▶ **AIM**: Write out the listing below exactly, and omit any images you find in it.

▶ **INFORMATION PROVIDED**:
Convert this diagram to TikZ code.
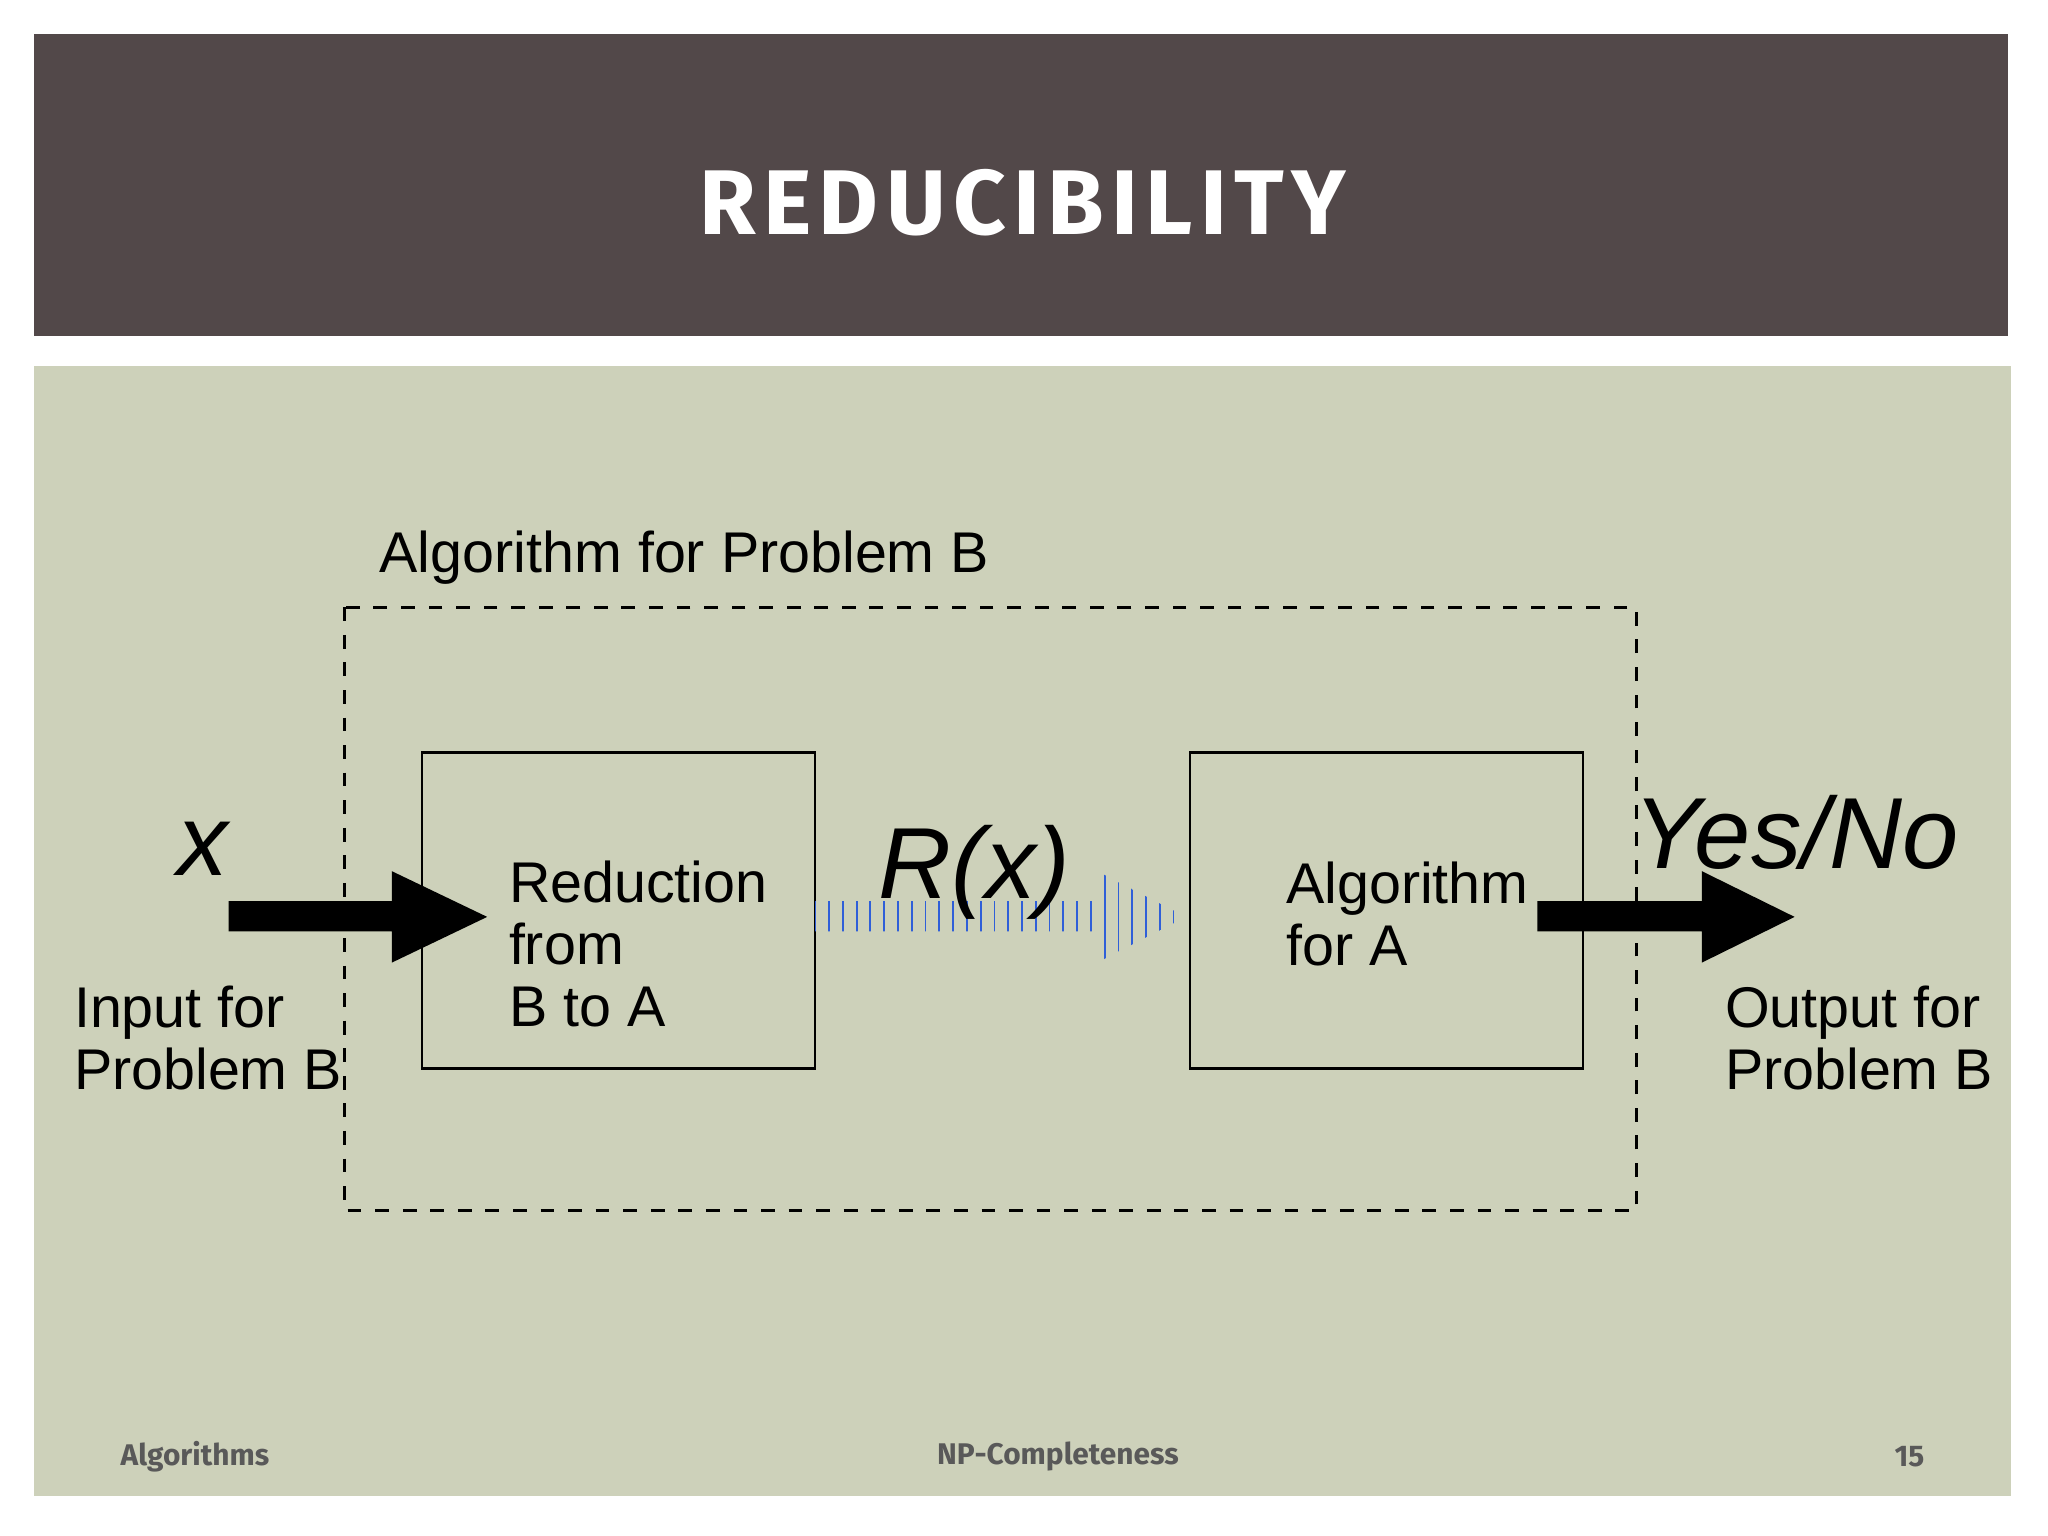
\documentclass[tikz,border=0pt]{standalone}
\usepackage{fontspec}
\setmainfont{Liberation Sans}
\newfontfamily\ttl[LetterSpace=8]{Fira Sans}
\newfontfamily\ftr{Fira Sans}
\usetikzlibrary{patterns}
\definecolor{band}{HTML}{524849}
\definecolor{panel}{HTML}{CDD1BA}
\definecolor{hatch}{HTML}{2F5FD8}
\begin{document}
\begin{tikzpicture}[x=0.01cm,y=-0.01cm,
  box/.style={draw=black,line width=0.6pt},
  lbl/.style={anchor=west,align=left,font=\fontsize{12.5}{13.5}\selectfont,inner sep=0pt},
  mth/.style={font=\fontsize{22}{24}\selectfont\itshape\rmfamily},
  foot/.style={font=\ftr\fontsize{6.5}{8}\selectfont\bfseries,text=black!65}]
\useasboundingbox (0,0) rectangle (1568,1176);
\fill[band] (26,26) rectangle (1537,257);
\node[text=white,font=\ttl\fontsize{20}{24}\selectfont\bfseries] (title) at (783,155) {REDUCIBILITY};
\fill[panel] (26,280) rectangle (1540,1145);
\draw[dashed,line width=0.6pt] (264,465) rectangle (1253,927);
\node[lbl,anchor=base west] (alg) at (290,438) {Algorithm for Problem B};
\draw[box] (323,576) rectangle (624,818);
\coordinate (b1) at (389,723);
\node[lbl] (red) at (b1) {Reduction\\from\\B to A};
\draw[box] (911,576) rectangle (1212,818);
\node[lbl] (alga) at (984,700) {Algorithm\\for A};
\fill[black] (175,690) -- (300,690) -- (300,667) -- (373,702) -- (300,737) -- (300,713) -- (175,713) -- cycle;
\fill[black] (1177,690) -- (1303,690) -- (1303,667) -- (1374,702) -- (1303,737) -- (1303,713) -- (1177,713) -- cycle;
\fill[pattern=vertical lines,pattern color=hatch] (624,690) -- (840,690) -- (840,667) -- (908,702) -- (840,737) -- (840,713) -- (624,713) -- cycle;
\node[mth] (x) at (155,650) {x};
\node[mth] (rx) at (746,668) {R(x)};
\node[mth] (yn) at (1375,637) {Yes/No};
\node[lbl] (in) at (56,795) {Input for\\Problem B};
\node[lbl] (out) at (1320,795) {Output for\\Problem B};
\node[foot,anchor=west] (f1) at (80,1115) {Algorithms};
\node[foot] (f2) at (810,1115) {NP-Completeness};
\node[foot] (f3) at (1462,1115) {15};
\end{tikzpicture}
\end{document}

▶ **SOLVED PROBLEM**:
Convert this diagram to TikZ code.
\documentclass[tikz,border=0pt]{standalone}
\usepackage{fontspec}
\setmainfont{Liberation Sans}
\newfontfamily\ttl[LetterSpace=8]{Fira Sans}
\newfontfamily\ftr{Fira Sans}
\usetikzlibrary{patterns}
\definecolor{band}{HTML}{524849}
\definecolor{panel}{HTML}{CDD1BA}
\definecolor{hatch}{HTML}{2F5FD8}
\begin{document}
\begin{tikzpicture}[x=0.01cm,y=-0.01cm,
  box/.style={draw=black,line width=0.6pt},
  lbl/.style={anchor=west,align=left,font=\fontsize{12.5}{13.5}\selectfont,inner sep=0pt},
  mth/.style={font=\fontsize{22}{24}\selectfont\itshape\rmfamily},
  foot/.style={font=\ftr\fontsize{6.5}{8}\selectfont\bfseries,text=black!65}]
\useasboundingbox (0,0) rectangle (1568,1176);
\fill[band] (26,26) rectangle (1537,257);
\node[text=white,font=\ttl\fontsize{20}{24}\selectfont\bfseries] (title) at (783,155) {REDUCIBILITY};
\fill[panel] (26,280) rectangle (1540,1145);
\draw[dashed,line width=0.6pt] (264,465) rectangle (1253,927);
\node[lbl,anchor=base west] (alg) at (290,438) {Algorithm for Problem B};
\draw[box] (323,576) rectangle (624,818);
\coordinate (b1) at (389,723);
\node[lbl] (red) at (b1) {Reduction\\from\\B to A};
\draw[box] (911,576) rectangle (1212,818);
\node[lbl] (alga) at (984,700) {Algorithm\\for A};
\fill[black] (175,690) -- (300,690) -- (300,667) -- (373,702) -- (300,737) -- (300,713) -- (175,713) -- cycle;
\fill[black] (1177,690) -- (1303,690) -- (1303,667) -- (1374,702) -- (1303,737) -- (1303,713) -- (1177,713) -- cycle;
\fill[pattern=vertical lines,pattern color=hatch] (624,690) -- (840,690) -- (840,667) -- (908,702) -- (840,737) -- (840,713) -- (624,713) -- cycle;
\node[mth] (x) at (155,650) {x};
\node[mth] (rx) at (746,668) {R(x)};
\node[mth] (yn) at (1375,637) {Yes/No};
\node[lbl] (in) at (56,795) {Input for\\Problem B};
\node[lbl] (out) at (1320,795) {Output for\\Problem B};
\node[foot,anchor=west] (f1) at (80,1115) {Algorithms};
\node[foot] (f2) at (810,1115) {NP-Completeness};
\node[foot] (f3) at (1462,1115) {15};
\end{tikzpicture}
\end{document}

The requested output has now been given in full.